Reproduce the listing word for word. Skip any image.

#### Recorded information

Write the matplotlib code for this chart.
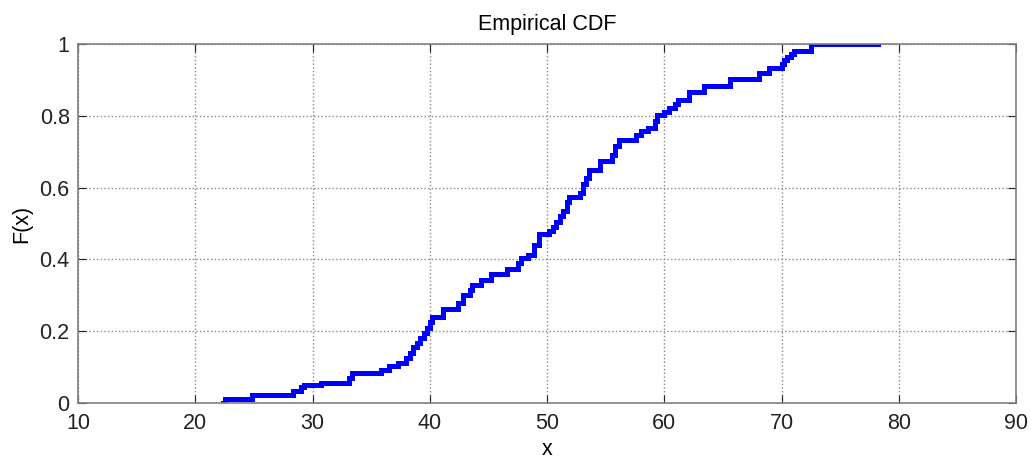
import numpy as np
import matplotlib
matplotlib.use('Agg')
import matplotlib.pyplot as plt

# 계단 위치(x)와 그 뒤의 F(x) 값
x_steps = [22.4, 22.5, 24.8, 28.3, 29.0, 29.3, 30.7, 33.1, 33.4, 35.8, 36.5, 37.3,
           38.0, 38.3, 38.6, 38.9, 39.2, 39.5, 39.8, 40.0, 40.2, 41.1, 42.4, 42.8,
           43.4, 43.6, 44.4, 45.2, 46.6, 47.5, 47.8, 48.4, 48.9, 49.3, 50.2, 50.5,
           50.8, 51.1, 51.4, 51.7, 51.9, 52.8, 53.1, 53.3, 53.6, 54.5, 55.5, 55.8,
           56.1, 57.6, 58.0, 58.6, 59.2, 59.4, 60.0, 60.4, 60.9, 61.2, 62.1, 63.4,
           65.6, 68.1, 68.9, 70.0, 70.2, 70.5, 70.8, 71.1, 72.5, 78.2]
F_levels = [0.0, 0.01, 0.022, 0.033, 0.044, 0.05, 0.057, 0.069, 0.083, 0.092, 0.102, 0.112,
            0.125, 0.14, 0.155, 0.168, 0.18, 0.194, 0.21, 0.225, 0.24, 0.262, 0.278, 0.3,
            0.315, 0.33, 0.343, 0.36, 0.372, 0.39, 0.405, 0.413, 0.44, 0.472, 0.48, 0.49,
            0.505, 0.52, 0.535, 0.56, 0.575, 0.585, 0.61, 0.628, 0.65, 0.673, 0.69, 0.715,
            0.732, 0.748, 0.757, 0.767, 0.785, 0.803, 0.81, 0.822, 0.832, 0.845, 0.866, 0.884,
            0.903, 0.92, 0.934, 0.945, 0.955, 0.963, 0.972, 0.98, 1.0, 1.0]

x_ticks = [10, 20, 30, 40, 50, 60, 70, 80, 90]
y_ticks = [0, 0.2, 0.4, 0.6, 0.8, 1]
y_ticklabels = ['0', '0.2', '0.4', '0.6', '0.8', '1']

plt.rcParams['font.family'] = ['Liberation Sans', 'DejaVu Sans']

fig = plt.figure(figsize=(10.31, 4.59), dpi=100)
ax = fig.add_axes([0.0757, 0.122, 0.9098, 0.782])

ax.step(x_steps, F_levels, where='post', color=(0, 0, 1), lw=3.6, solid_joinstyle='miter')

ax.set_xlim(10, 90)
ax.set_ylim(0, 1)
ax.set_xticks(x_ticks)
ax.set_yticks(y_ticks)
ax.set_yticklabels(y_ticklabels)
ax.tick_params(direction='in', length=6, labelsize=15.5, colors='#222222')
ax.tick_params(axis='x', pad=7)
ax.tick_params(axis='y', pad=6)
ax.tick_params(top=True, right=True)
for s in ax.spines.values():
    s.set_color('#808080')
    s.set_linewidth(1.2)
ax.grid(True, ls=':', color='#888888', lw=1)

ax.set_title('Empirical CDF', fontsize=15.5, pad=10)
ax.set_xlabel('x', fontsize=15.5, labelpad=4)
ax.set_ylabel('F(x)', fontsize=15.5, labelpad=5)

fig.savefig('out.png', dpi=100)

########

# [Solved exercise]
Write the matplotlib code for this chart.
import numpy as np
import matplotlib
matplotlib.use('Agg')
import matplotlib.pyplot as plt

# 계단 위치(x)와 그 뒤의 F(x) 값
x_steps = [22.4, 22.5, 24.8, 28.3, 29.0, 29.3, 30.7, 33.1, 33.4, 35.8, 36.5, 37.3,
           38.0, 38.3, 38.6, 38.9, 39.2, 39.5, 39.8, 40.0, 40.2, 41.1, 42.4, 42.8,
           43.4, 43.6, 44.4, 45.2, 46.6, 47.5, 47.8, 48.4, 48.9, 49.3, 50.2, 50.5,
           50.8, 51.1, 51.4, 51.7, 51.9, 52.8, 53.1, 53.3, 53.6, 54.5, 55.5, 55.8,
           56.1, 57.6, 58.0, 58.6, 59.2, 59.4, 60.0, 60.4, 60.9, 61.2, 62.1, 63.4,
           65.6, 68.1, 68.9, 70.0, 70.2, 70.5, 70.8, 71.1, 72.5, 78.2]
F_levels = [0.0, 0.01, 0.022, 0.033, 0.044, 0.05, 0.057, 0.069, 0.083, 0.092, 0.102, 0.112,
            0.125, 0.14, 0.155, 0.168, 0.18, 0.194, 0.21, 0.225, 0.24, 0.262, 0.278, 0.3,
            0.315, 0.33, 0.343, 0.36, 0.372, 0.39, 0.405, 0.413, 0.44, 0.472, 0.48, 0.49,
            0.505, 0.52, 0.535, 0.56, 0.575, 0.585, 0.61, 0.628, 0.65, 0.673, 0.69, 0.715,
            0.732, 0.748, 0.757, 0.767, 0.785, 0.803, 0.81, 0.822, 0.832, 0.845, 0.866, 0.884,
            0.903, 0.92, 0.934, 0.945, 0.955, 0.963, 0.972, 0.98, 1.0, 1.0]

x_ticks = [10, 20, 30, 40, 50, 60, 70, 80, 90]
y_ticks = [0, 0.2, 0.4, 0.6, 0.8, 1]
y_ticklabels = ['0', '0.2', '0.4', '0.6', '0.8', '1']

plt.rcParams['font.family'] = ['Liberation Sans', 'DejaVu Sans']

fig = plt.figure(figsize=(10.31, 4.59), dpi=100)
ax = fig.add_axes([0.0757, 0.122, 0.9098, 0.782])

ax.step(x_steps, F_levels, where='post', color=(0, 0, 1), lw=3.6, solid_joinstyle='miter')

ax.set_xlim(10, 90)
ax.set_ylim(0, 1)
ax.set_xticks(x_ticks)
ax.set_yticks(y_ticks)
ax.set_yticklabels(y_ticklabels)
ax.tick_params(direction='in', length=6, labelsize=15.5, colors='#222222')
ax.tick_params(axis='x', pad=7)
ax.tick_params(axis='y', pad=6)
ax.tick_params(top=True, right=True)
for s in ax.spines.values():
    s.set_color('#808080')
    s.set_linewidth(1.2)
ax.grid(True, ls=':', color='#888888', lw=1)

ax.set_title('Empirical CDF', fontsize=15.5, pad=10)
ax.set_xlabel('x', fontsize=15.5, labelpad=4)
ax.set_ylabel('F(x)', fontsize=15.5, labelpad=5)

fig.savefig('out.png', dpi=100)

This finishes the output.